JOB =>
Every line from the start of the entries up to and including the one bearing "Performance Obligations (RPO)" must be printed verbatim, without the pictures.

[Records with drawing code]
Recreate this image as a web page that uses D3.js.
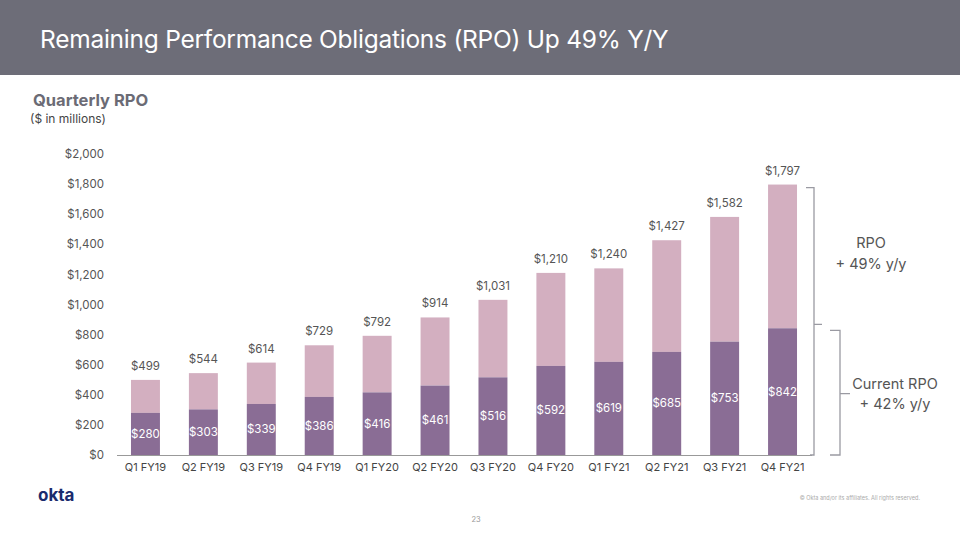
<!DOCTYPE html>
<html>
<head>
<meta charset="utf-8">
<script src="https://cdn.jsdelivr.net/npm/d3@7"></script>
<style>
  html, body { margin: 0; padding: 0; background: #fff; }
  svg { display: block; font-family: Inter, "Noto Sans", sans-serif; }
</style>
</head>
<body>
<svg id="chart" width="960" height="540"></svg>
<script>
const quarters = ["Q1 FY19","Q2 FY19","Q3 FY19","Q4 FY19","Q1 FY20","Q2 FY20","Q3 FY20","Q4 FY20","Q1 FY21","Q2 FY21","Q3 FY21","Q4 FY21"];
const totalRPO = [499,544,614,729,792,914,1031,1210,1240,1427,1582,1797];
const currentRPO = [280,303,339,386,416,461,516,592,619,685,753,842];
const yTicks = [0,200,400,600,800,1000,1200,1400,1600,1800,2000];

const svg = d3.select("#chart");
const fmt = d3.format(",");

// header band
svg.append("rect").attr("x",0).attr("y",0).attr("width",960).attr("height",75).attr("fill","#6d6d78");
svg.append("text").attr("x",40).attr("y",48).attr("fill","#fff")
  .attr("font-size",24.5).attr("letter-spacing",-0.25).attr("font-weight",400)
  .text("Remaining Performance Obligations (RPO) Up 49% Y/Y");

svg.append("text").attr("x",33).attr("y",106).attr("fill","#6b6b75")
  .attr("font-size",16.5).attr("font-weight",700).text("Quarterly RPO");
svg.append("text").attr("x",30).attr("y",123).attr("fill","#444")
  .attr("font-size",12).text("($ in millions)");

const x = d3.scaleBand().domain(quarters).range([116.5, 811.5]).paddingInner(0.5).paddingOuter(0.25);
const y = d3.scaleLinear().domain([0,2000]).range([455, 154]);

// y axis labels
const yAxis = d3.axisLeft(y).tickValues(yTicks).tickFormat(d => "$" + fmt(d)).tickSize(0).tickPadding(0);
const gy = svg.append("g").attr("transform","translate(104,0)").call(yAxis);
gy.select(".domain").remove();
gy.selectAll("text").attr("font-size",11.5).attr("fill","#555").attr("font-family","Inter, 'Noto Sans', sans-serif");

const data = quarters.map((q,i) => ({q, total: totalRPO[i], cur: currentRPO[i]}));

// bars
svg.append("g").selectAll("rect").data(data).join("rect")
  .attr("x", d => x(d.q)).attr("width", x.bandwidth())
  .attr("y", d => y(d.total)).attr("height", d => y(d.cur) - y(d.total))
  .attr("fill","#d3afc0");
svg.append("g").selectAll("rect").data(data).join("rect")
  .attr("x", d => x(d.q)).attr("width", x.bandwidth())
  .attr("y", d => y(d.cur)).attr("height", d => y(0) - y(d.cur))
  .attr("fill","#8a6d95");

// labels
svg.append("g").selectAll("text").data(data).join("text")
  .attr("x", d => x(d.q) + x.bandwidth()/2).attr("y", d => y(d.total) - 10)
  .attr("text-anchor","middle").attr("font-size",11.5).attr("fill","#555")
  .text(d => "$" + fmt(d.total));
svg.append("g").selectAll("text").data(data).join("text")
  .attr("x", d => x(d.q) + x.bandwidth()/2).attr("y", d => (y(d.cur) + y(0))/2 + 4)
  .attr("text-anchor","middle").attr("font-size",11.5).attr("fill","#fff")
  .text(d => "$" + fmt(d.cur));

// x axis
const xAxis = d3.axisBottom(x).tickSize(0).tickPadding(8);
const gx = svg.append("g").attr("transform","translate(0,455)").call(xAxis);
gx.select(".domain").attr("stroke","#999").attr("stroke-width",1.2);
gx.selectAll("text").attr("font-size",11).attr("fill","#444").attr("font-family","Inter, 'Noto Sans', sans-serif");

// brackets
const last = data[data.length-1];
const yt = y(last.total), yc = y(last.cur), yb = y(0);
const br = svg.append("g").attr("fill","none").attr("stroke","#9a9aa2").attr("stroke-width",1.3);
br.append("path").attr("d", `M806,${yt+3} H814 V${yb} H810 M814,${yc-4} H822`);
br.append("path").attr("d", `M830,${yc+2} H840 V${yb} H830 M840,${(yc+yb)/2+2} H850`);

svg.append("text").attr("x",871).attr("y",248).attr("text-anchor","middle").attr("font-size",14.5).attr("fill","#555").text("RPO");
svg.append("text").attr("x",871).attr("y",269).attr("text-anchor","middle").attr("font-size",14.5).attr("fill","#555").text("+ 49% y/y");
svg.append("text").attr("x",895).attr("y",389).attr("text-anchor","middle").attr("font-size",14.5).attr("fill","#555").text("Current RPO");
svg.append("text").attr("x",895).attr("y",409).attr("text-anchor","middle").attr("font-size",14.5).attr("fill","#555").text("+ 42% y/y");

// footer
svg.append("text").attr("x",38).attr("y",501).attr("font-size",17).attr("font-weight",700).attr("fill","#1a2b6d").text("okta");
svg.append("text").attr("x",920).attr("y",500).attr("text-anchor","end").attr("font-size",5.5).attr("fill","#aaa").text("© Okta and/or its affiliates. All rights reserved.");
svg.append("text").attr("x",476).attr("y",522).attr("text-anchor","middle").attr("font-size",7.5).attr("fill","#999").text("23");
</script>
</body>
</html>
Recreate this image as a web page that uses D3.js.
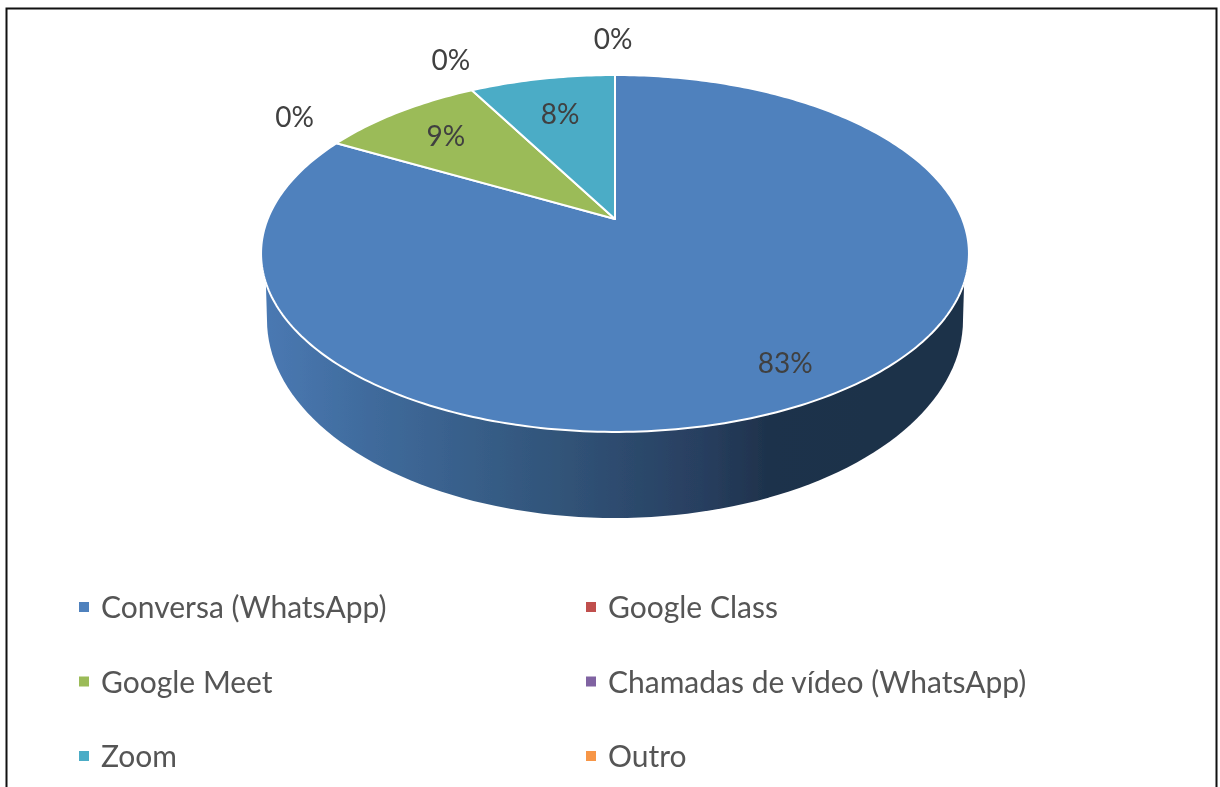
<!DOCTYPE html>
<html>
<head>
<meta charset="utf-8">
<script src="https://cdn.jsdelivr.net/npm/d3@7"></script>
<style>
  html, body { margin: 0; padding: 0; background: #fff; }
  svg { display: block; }
  text { font-family: Lato, "Open Sans", sans-serif; }
</style>
</head>
<body>
<div id="chart"></div>
<script>
// values
const categories = ['Conversa (WhatsApp)', 'Google Class', 'Google Meet', 'Chamadas de vídeo (WhatsApp)', 'Zoom', 'Outro'];
const shares = [83, 0, 9, 0, 8, 0];
const colors = ['#4f81bd', '#c0504d', '#9bbb59', '#8064a2', '#4bacc6', '#f79646'];

const width = 1220, height = 787;

// perspective of the pie: apex sits above the middle of the rim ellipse
const apex = {x: 615, y: 219};
const persp = {a: 347.3, b: 171.8, k: 0.193};
const floor = {x: 615, y: 320, rx: 348, ry: 198};
const wallTop = 283;

// where the labels go for each slice: radius on the disc, then nudge in px
const labelPlace = [[0.83, 0, 1], [1, -42, -27], [0.76, 0, 0], [1, -21, -31], [0.72, 0, 0], [1, -2, -37]];

const svg = d3.select('#chart').append('svg')
    .attr('width', width)
    .attr('height', height);

const defs = svg.append('defs');

// the reference is a soft scan, take the edge off everything but the frame
defs.append('filter')
    .attr('id', 'soft')
    .attr('filterUnits', 'userSpaceOnUse')
    .attr('x', 0).attr('y', 0).attr('width', width).attr('height', height)
    .append('feGaussianBlur')
    .attr('stdDeviation', 0.7);

const content = svg.append('g').attr('filter', 'url(#soft)');

// map a point of the flat disc (angle from 12 o'clock, radius 0-1) to the screen
function project(angle, r) {
    const u = r * Math.sin(angle), v = -r * Math.cos(angle);
    const d = 1 - persp.k * v;
    return [apex.x + persp.a * u / d, apex.y + persp.b * v / d];
}

const line = d3.line();
const pie = d3.pie().value(d => d).sort(null);
const arcs = pie(shares);
const color = d3.scaleOrdinal().domain(categories).range(colors);

function slicePath(d) {
    const n = Math.max(2, Math.ceil((d.endAngle - d.startAngle) * 60));
    const pts = d3.range(n + 1).map(i => project(d.startAngle + (d.endAngle - d.startAngle) * i / n, 1));
    return line([[apex.x, apex.y], ...pts]) + 'Z';
}

// gradient along the side wall
const grad = defs.append('linearGradient')
    .attr('id', 'wall')
    .attr('gradientUnits', 'userSpaceOnUse')
    .attr('x1', 262).attr('x2', 968).attr('y1', 0).attr('y2', 0);
[[0, '#4a79b3'], [0.16, '#3f6a9b'], [0.42, '#315479'], [0.62, '#283f60'], [0.72, '#1e324b'], [1, '#1d3049']]
    .forEach(s => grad.append('stop').attr('offset', s[0]).attr('stop-color', s[1]));

// side wall, the top disc covers the upper part of it
const rimHalf = 354 * Math.sqrt(1 - Math.pow((wallTop - 253.5) / 178.5, 2));
const floorPts = d3.range(0, 181, 2).map(a => {
    const t = Math.PI - a * Math.PI / 180;
    return [floor.x + floor.rx * Math.cos(t), floor.y + floor.ry * Math.sin(t)];
});
content.append('path')
    .attr('d', line([[floor.x - rimHalf, wallTop], ...floorPts, [floor.x + rimHalf, wallTop]]) + 'Z')
    .attr('fill', 'url(#wall)');

// top of the pie
content.append('g').selectAll('path')
    .data(arcs.filter(d => d.value > 0))
    .join('path')
    .attr('d', slicePath)
    .attr('fill', d => color(categories[d.index]))
    .attr('stroke', '#fff')
    .attr('stroke-width', 2)
    .attr('stroke-linejoin', 'round');

// percent labels
content.append('g').selectAll('text')
    .data(arcs)
    .join('text')
    .attr('x', d => project((d.startAngle + d.endAngle) / 2, labelPlace[d.index][0])[0] + labelPlace[d.index][1])
    .attr('y', d => project((d.startAngle + d.endAngle) / 2, labelPlace[d.index][0])[1] + labelPlace[d.index][2])
    .attr('text-anchor', 'middle')
    .attr('dominant-baseline', 'central')
    .style('font-size', '28px')
    .style('fill', '#404040')
    .text(d => d.value + '%');

// legend, two columns
const legendX = d3.scalePoint().domain([0, 1]).range([79, 586]);
const legendY = d3.scalePoint().domain([0, 1, 2]).range([607, 756]);
const legend = content.append('g').selectAll('g')
    .data(categories)
    .join('g')
    .attr('transform', (d, i) => `translate(${legendX(i % 2)},${legendY(Math.floor(i / 2))})`);
legend.append('rect')
    .attr('y', -5)
    .attr('width', 10)
    .attr('height', 10)
    .attr('fill', d => color(d));
legend.append('text')
    .attr('x', 22)
    .attr('y', -1)
    .attr('dominant-baseline', 'central')
    .style('font-size', '30px')
    .style('fill', '#555')
    .text(d => d);

// frame, runs off the bottom of the crop
svg.append('path')
    .attr('d', `M6.5,${height}V8.5H1216.5V${height}`)
    .attr('fill', 'none')
    .attr('stroke', '#111')
    .attr('stroke-width', 2);
</script>
</body>
</html>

RIGHT ANSWER =>
Recreate this image as a web page that uses D3.js.
<!DOCTYPE html>
<html>
<head>
<meta charset="utf-8">
<script src="https://cdn.jsdelivr.net/npm/d3@7"></script>
<style>
  html, body { margin: 0; padding: 0; background: #fff; }
  svg { display: block; font-family: Inter, "Noto Sans", sans-serif; }
</style>
</head>
<body>
<svg id="chart" width="960" height="540"></svg>
<script>
const quarters = ["Q1 FY19","Q2 FY19","Q3 FY19","Q4 FY19","Q1 FY20","Q2 FY20","Q3 FY20","Q4 FY20","Q1 FY21","Q2 FY21","Q3 FY21","Q4 FY21"];
const totalRPO = [499,544,614,729,792,914,1031,1210,1240,1427,1582,1797];
const currentRPO = [280,303,339,386,416,461,516,592,619,685,753,842];
const yTicks = [0,200,400,600,800,1000,1200,1400,1600,1800,2000];

const svg = d3.select("#chart");
const fmt = d3.format(",");

// header band
svg.append("rect").attr("x",0).attr("y",0).attr("width",960).attr("height",75).attr("fill","#6d6d78");
svg.append("text").attr("x",40).attr("y",48).attr("fill","#fff")
  .attr("font-size",24.5).attr("letter-spacing",-0.25).attr("font-weight",400)
  .text("Remaining Performance Obligations (RPO) Up 49% Y/Y");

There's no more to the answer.